Homosexuality is morally protected behavior, judge rules in striking down Texas marriage amendment
SAN ANTONIO, TX, February 26, 2014 (LifeSiteNews.com) – A federal judge ruled today that a Texas law and subsequent constitutional amendment protecting marriage as the union of a man and woman violates the U.S. Constitution, which upholds “the moral and sexual choices of homosexuals.”
U.S. District Judge for Western Texas Orlando Luis Garcia said the laws had no “rational relation to a legitimate governmental purpose” but simply reflected the bigotry of the citizens of Texas.
“[U.S.] Supreme Court precedent prohibits states from passing legislation born out of animosity against homosexuals, has extended constitutional protection to the moral and sexual choices of homosexuals, and prohibits the federal government from treating state-sanctioned opposite-sex marriages and same-sex marriages differently,” he wrote in his decision invalidating the amendment, as well as a 2003 law.
Some 76 percent of Texas voters supported Proposition 2 in 2005, despite being outspent by more than a quarter of a million dollars.

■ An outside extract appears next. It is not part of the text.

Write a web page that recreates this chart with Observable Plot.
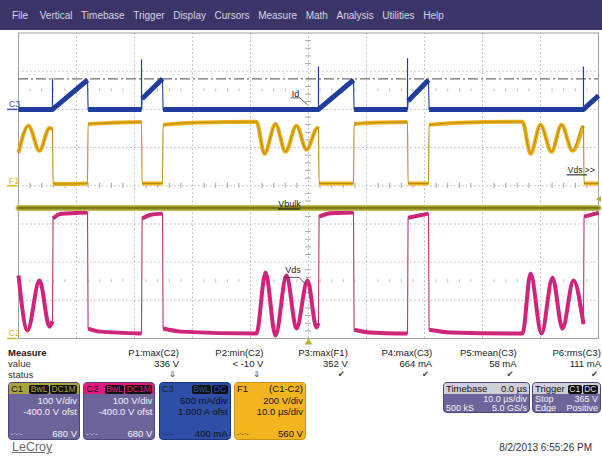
<!DOCTYPE html>
<html>
<head>
<meta charset="utf-8">
<script src="https://cdn.jsdelivr.net/npm/d3@7"></script>
<script src="https://cdn.jsdelivr.net/npm/@observablehq/plot@0.6"></script>
<style>
html,body{margin:0;padding:0;background:#fff;}
body{width:602px;height:458px;position:relative;overflow:hidden;font-family:"Liberation Sans",Arial,Helvetica,sans-serif;}
#menu{position:absolute;left:0;top:0;width:602px;height:30px;background:#3b3468;display:flex;align-items:center;padding-left:12px;box-sizing:border-box;gap:8.6px;font-size:10px;color:#d6d4e4;}
#menu span:first-child{margin-right:3px;}
#scope{position:absolute;left:0;top:30px;}
#scope svg{overflow:visible;}
.t{position:absolute;font-size:9.5px;color:#222;white-space:nowrap;line-height:11px;}
.box{position:absolute;box-sizing:border-box;border-radius:4px;overflow:hidden;font-size:9.5px;line-height:10px;}
.hdr{height:11px;line-height:11px;display:flex;justify-content:space-between;align-items:center;padding:0 2px;}
.badge{background:#111;border-radius:2px;padding:0 1.5px;font-size:8.5px;line-height:9px;margin-left:1px;display:inline-block;}
.row{display:flex;justify-content:space-between;padding:0 2px;white-space:nowrap;}
.r{text-align:right;padding:0 2px;white-space:nowrap;}
.small .row,.small .r{font-size:9px;line-height:8.6px;}
</style>
</head>
<body>
<div id="menu"></div>
<div id="scope"></div>
<div id="bottom"></div>
<script>
// ---------- data ----------
const menuItems = ["File","Vertical","Timebase","Trigger","Display","Cursors","Measure","Math","Analysis","Utilities","Help"];

// channel settings (C1, C2, C3, F1)
const chanNames = ["C1","C2","C3","F1"];
const perDiv = [100, 100, 0.5, 200];
const offsets = [-400, -400, 1.0, 0];
const chanBadges = [["BwL","DC1M"],["BwL","DC1M"],["BwL","DC"],[]];
const chanLine1 = ["100 V/div","100 V/div","500 mA/div","200 V/div"];
const chanLine2 = ["-400.0 V ofst","-400.0 V ofst","1.000 A ofst","10.0 µs/div"];
const chanBottom = ["680 V","680 V","400 mA","560 V"];
const f1Formula = "(C1-C2)";

// time axis in µs (10 µs/div, centred on 0)
const timeDomain = [-50, 50];

// C1 (Vbulk), volts
const c1T = [-50, 0, 50];
const c1V = [342, 342, 342];

// C2 (Vds), volts
const c2T = [-50,-48.45,-46.38,-44.66,-44.14,-44.04,-42.8,-38.1,-38.0,-35.9,-28.79,-28.69,-27.2,-25.17,-25.07,-22,-8.97,-7.41,-5.69,-3.79,-2.07,-0.17,1.38,1.72,1.82,3.8,7.76,7.86,10.5,17.07,17.17,20.69,20.79,24.5,36.9,38.28,40.17,42.07,43.79,45.69,47.41,47.51,50];
const c2V = [165,21,152,31,45,314,326,330,26,18,13,314,324,327,26,18,13,173,8,165,26,152,29,40,319,328,330,23,16,13,316,327,23,16,13,170,13,159,26,152,38,319,329];

// C3 (Id), amps
const c3T = [-50,-44.14,-38.10,-38.0,-28.79,-28.69,-25.17,-25.07,1.72,7.76,7.86,17.07,17.17,20.69,20.79,47.41,50];
const c3A = [0,0,0.385,0,0,0.14,0.40,0,0,0.385,0,0,0.11,0.385,0,0,0.18];
const c3SpikeT = [-44.14,-28.79,1.72,17.07,47.41];
const c3SpikeA = [0.40,0.647,0.555,0.664,0.555];
const c3Cursor = 0.4;

// F1 = C1 - C2, volts
const f1T = [-50,-48.28,-46.38,-44.66,-44.14,-44.04,-43.2,-38.1,-38.0,-35,-28.79,-28.69,-25.17,-25.07,-20,-8.97,-7.59,-5.69,-3.97,-2.07,-0.34,1.55,1.72,1.82,7.76,7.86,11,17.07,17.17,20.69,20.79,26,36.9,38.28,40.0,41.9,43.62,45.52,47.33,47.41,47.51,50];
const f1V = [173,314,183,303,296,12,9,12,323,328,334,12,12,319,330,335,167,324,178,314,188,303,298,12,12,323,330,334,12,12,319,330,335,167,319,178,319,183,314,310,12,12];

const triggerLevel = 365;

// measurements
const measNames = ["P1:max(C2)","P2:min(C2)","P3:max(F1)","P4:max(C3)","P5:mean(C3)","P6:rms(C3)"];
const measValues = ["336 V","< -10 V","352 V","664 mA","58 mA","111 mA"];
const measStatus = ["⇓","⇓","✔","✔","✔","✔"];

const timebaseInfo = ["Timebase","0.0 µs","10.0 µs/div","500 kS","5.0 GS/s"];
const triggerInfo = ["Trigger","C1","DC","Stop","365 V","Edge","Positive"];
const dateText = "8/2/2013 6:55:26 PM";
const brand = "LeCroy";

// ---------- styles ----------
const col = {
  C1: "#999628", C1in: "#5f5d10",
  C2: "#dc1d7d", C2in: "#b23773",
  C3: "#1f3e9c", C3in: "#1f3e9c",
  F1: "#ecb117", F1in: "#b88a1c",
  grid: "#b8b8b8", frame: "#a0a0a0"
};
const font = "Liberation Sans, Arial, sans-serif";

// ---------- menu ----------
const menu = document.getElementById("menu");
menuItems.forEach(m => { const s = document.createElement("span"); s.textContent = m; menu.appendChild(s); });

// ---------- scope ----------
const toDiv = (v, ch) => 4 + (v + offsets[ch]) / perDiv[ch];
function series(T, V, ch) {
  let seg = 0;
  return T.map((t, i) => {
    if (i > 0 && t - T[i - 1] < 0.15) seg++;
    return {t, y: toDiv(V[i], ch), seg};
  });
}
const c1 = series(c1T, c1V, 0);
const c2 = series(c2T, c2V, 1);
const c3 = series(c3T, c3A, 2);
const f1 = series(f1T, f1V, 3);
const spikes = c3SpikeT.map((t, i) => ({t, y1: toDiv(0, 2), y2: toDiv(c3SpikeA[i], 2)}));

const minorX = d3.range(-24, 25).map(i => i * 2).filter(v => v % 10 !== 0);
const minorY = d3.range(1, 40).filter(i => i % 5 !== 0).map(i => i / 5);

function trace(data, c, cin, w, curve) {
  return [
    Plot.line(data, {x: "t", y: "y", z: "seg", curve, stroke: c, strokeWidth: w, strokeLinejoin: "round", strokeLinecap: "butt"}),
    Plot.line(data, {x: "t", y: "y", curve, stroke: cin, strokeWidth: 1.1})
  ];
}
const lbl = (x, y, text, opts = {}) => Plot.text([text], {x, y, text: d => d, fontSize: 9, fontFamily: font, fill: "#222", textAnchor: "start", ...opts});

const scope = Plot.plot({
  width: 602, height: 312,
  marginLeft: 18, marginRight: 4, marginTop: 2.5, marginBottom: 4,
  x: {domain: timeDomain, axis: null},
  y: {domain: [0, 8], axis: null},
  style: {background: "transparent", overflow: "visible"},
  marks: [
    Plot.ruleX(d3.range(-40, 41, 10), {stroke: col.grid, strokeDasharray: "1.5,2.5"}),
    Plot.ruleY(d3.range(1, 8), {stroke: col.grid, strokeDasharray: "1.5,2.5"}),
    Plot.ruleX(minorX, {y1: 3.93, y2: 4.07, stroke: "#a8a8a8"}),
    Plot.ruleX(minorX, {y1: 1.46, y2: 1.54, stroke: "#c0c0c0"}),
    Plot.ruleX(minorX, {y1: 6.46, y2: 6.54, stroke: "#c0c0c0"}),
    Plot.ruleY(minorY, {x1: -0.5, x2: 0.5, stroke: "#a8a8a8"}),
    Plot.frame({stroke: col.frame}),
    Plot.ruleY([toDiv(c3Cursor, 2)], {stroke: "#707070", strokeDasharray: "10,3,2,3", strokeWidth: 1.2}),
    ...trace(c3, col.C3, col.C3in, 5, "linear"),
    Plot.ruleX(spikes, {x: "t", y1: "y1", y2: "y2", stroke: col.C3, strokeWidth: 1.2}),
    ...trace(f1, col.F1, col.F1in, 4, "monotone-x"),
    ...trace(c2, col.C2, col.C2in, 4, "monotone-x"),
    Plot.line(c1, {x: "t", y: "y", stroke: "#c2bf5c", strokeWidth: 6}),
    Plot.line(c1, {x: "t", y: "y", stroke: col.C1, strokeWidth: 3.5}),
    Plot.line(c1, {x: "t", y: "y", stroke: col.C1in, strokeWidth: 1}),
    // channel ground labels
    lbl(-51.7, toDiv(0, 2), "C3", {fill: "#3b56b4", dy: -5}),
    Plot.ruleY([toDiv(0, 2)], {x1: -51.9, x2: -50.1, stroke: "#3b56b4", strokeWidth: 1.5}),
    lbl(-51.7, toDiv(0, 3), "F1", {fill: "#e2b41e", dy: -5}),
    Plot.ruleY([toDiv(0, 3)], {x1: -51.9, x2: -50.1, stroke: "#e2b41e", strokeWidth: 1.5}),
    lbl(-51.7, toDiv(0, 1), "C2", {fill: "#c9bb2e", dy: -5}),
    Plot.ruleY([toDiv(0, 1)], {x1: -51.9, x2: -50.1, stroke: "#c9bb2e", strokeWidth: 1.5}),
    // trace labels
    lbl(-2.9, toDiv(0.2, 2), "Id"),
    Plot.line([[-3.0, 0.15], [-1.5, 0.15], [-0.2, 0.06]], {x: d => d[0], y: d => toDiv(d[1], 2), stroke: "#333", strokeWidth: 0.8}),
    lbl(-5.2, toDiv(351, 0), "Vbulk"),
    Plot.ruleY([toDiv(339, 0)], {x1: -5.2, x2: -1.4, stroke: "#111", strokeWidth: 1}),
    lbl(-4.0, toDiv(178, 1), "Vds"),
    Plot.line([[-4.3, 160], [-1.6, 160], [-0.6, 143]], {x: d => d[0], y: d => toDiv(d[1], 1), stroke: "#333", strokeWidth: 0.8}),
    lbl(44.7, toDiv(80, 3), "Vds >>", {fontSize: 8.5}),
    Plot.ruleY([toDiv(57, 3)], {x1: 44.6, x2: 48.1, stroke: "#111", strokeWidth: 1}),
    // trigger markers
    Plot.dot([triggerLevel], {x: 50.15, y: v => toDiv(v, 0), symbol: "triangle", r: 2.2, rotate: -90, fill: "#b3ad2a", stroke: "none"}),
    Plot.dot([0], {x: d => d, y: -0.1, symbol: "triangle", r: 2.8, fill: "#b9b22b", stroke: "none"})
  ]
});
document.getElementById("scope").appendChild(scope);

// ---------- bottom panel ----------
const bottom = document.getElementById("bottom");
function add(html) { bottom.insertAdjacentHTML("beforeend", html); }

add(`<div class="t" style="left:8px;top:347px;font-weight:bold;">Measure</div>`);
add(`<div class="t" style="left:8px;top:358px;color:#333;">value</div>`);
add(`<div class="t" style="left:8px;top:369px;color:#333;">status</div>`);
measNames.forEach((n, i) => {
  const right = 602 - (179 + i * 84.4);
  add(`<div class="t" style="right:${right}px;top:347px;text-align:right;">${n}</div>`);
  add(`<div class="t" style="right:${right}px;top:358px;text-align:right;">${measValues[i]}</div>`);
  add(`<div class="t" style="right:${right + 3}px;top:369px;text-align:right;color:#444;font-family:'DejaVu Sans',sans-serif;font-size:8.5px;">${measStatus[i]}</div>`);
});

const hdrColor = {C1: "#aaa53a", C2: "#e4197d", C3: "#2e4ea8", F1: "#f4b51e"};
const bodyColor = {C1: "#6c649b", C2: "#6c649b", C3: "#2e4ea8", F1: "#f4b51e"};
const borderColor = {C1: "#4c467a", C2: "#4c467a", C3: "#1c3580", F1: "#c99318"};
const textColor = {C1: "#f4f4f4", C2: "#f4f4f4", C3: "#111", F1: "#111"};
const headTextColor = {C1: "#111", C2: "#111", C3: "#222", F1: "#111"};

chanNames.forEach((c, i) => {
  const left = 8 + i * 75.3;
  const badges = chanBadges[i].map(b => `<span class="badge" style="color:${hdrColor[c]}">${b}</span>`).join("");
  const right = c === "F1" ? `<span>${f1Formula}</span>` : `<span>${badges}</span>`;
  add(`<div class="box" style="left:${left}px;top:382px;width:72px;height:58px;background:${bodyColor[c]};border:1px solid ${borderColor[c]};color:${textColor[c]};">
    <div class="hdr" style="background:${hdrColor[c]};color:${headTextColor[c]};"><span>${c}</span>${right}</div>
    <div class="r" style="margin-top:2px;">${chanLine1[i]}</div>
    <div class="r" style="margin-top:0.5px;">${chanLine2[i]}</div>
    <div class="row" style="position:absolute;left:0;right:0;bottom:0.5px;"><span style="font-size:7px;opacity:0.85;">-·-·-</span><span>${chanBottom[i]}</span></div>
  </div>`);
});

add(`<div class="box small" style="left:443px;top:382px;width:87px;height:31px;background:#6c649b;border:1px solid #4c467a;color:#f4f4f4;">
  <div class="hdr" style="background:#cfcfd8;color:#111;"><span>${timebaseInfo[0]}</span><span>${timebaseInfo[1]}</span></div>
  <div class="r" style="margin-top:1px;">${timebaseInfo[2]}</div>
  <div class="row"><span>${timebaseInfo[3]}</span><span>${timebaseInfo[4]}</span></div>
</div>`);
add(`<div class="box small" style="left:532px;top:382px;width:69px;height:31px;background:#6c649b;border:1px solid #4c467a;color:#f4f4f4;">
  <div class="hdr" style="background:#cfcfd8;color:#111;"><span>${triggerInfo[0]}</span><span><span class="badge" style="color:#ddd">${triggerInfo[1]}</span><span class="badge" style="color:#ddd">${triggerInfo[2]}</span></span></div>
  <div class="row" style="margin-top:1px;"><span>${triggerInfo[3]}</span><span>${triggerInfo[4]}</span></div>
  <div class="row"><span>${triggerInfo[5]}</span><span>${triggerInfo[6]}</span></div>
</div>`);

add(`<div class="t" style="left:12px;top:441px;font-size:12.5px;line-height:13px;color:#6a6a6a;text-decoration:underline;">${brand}</div>`);
add(`<div class="t" style="right:10px;top:442px;font-size:10px;color:#333;">${dateText}</div>`);
</script>
</body>
</html>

"The state of Texas is the latest victim of a judicial free-for-all in making a lawless mockery of the ideals that our Founding Fathers stood for,” said Tony Perkins, president of the Family Research Council. "A court-imposed redefinition of marriage strips away the fundamental right to self-governance. This is not just an attack on marriage, but an attack on the rule of law.”
Texas Democratic Party Chairman Gilberto Hinojosa said, “This is a historic day for the LGBT community and the state of Texas.”
But marriage licenses will not be distributed at once. Orlando Garcia, who was named to the federal court by President Bill Clinton in 1994, stayed his ruling until the case, DeLeon v. Perry, can be appealed.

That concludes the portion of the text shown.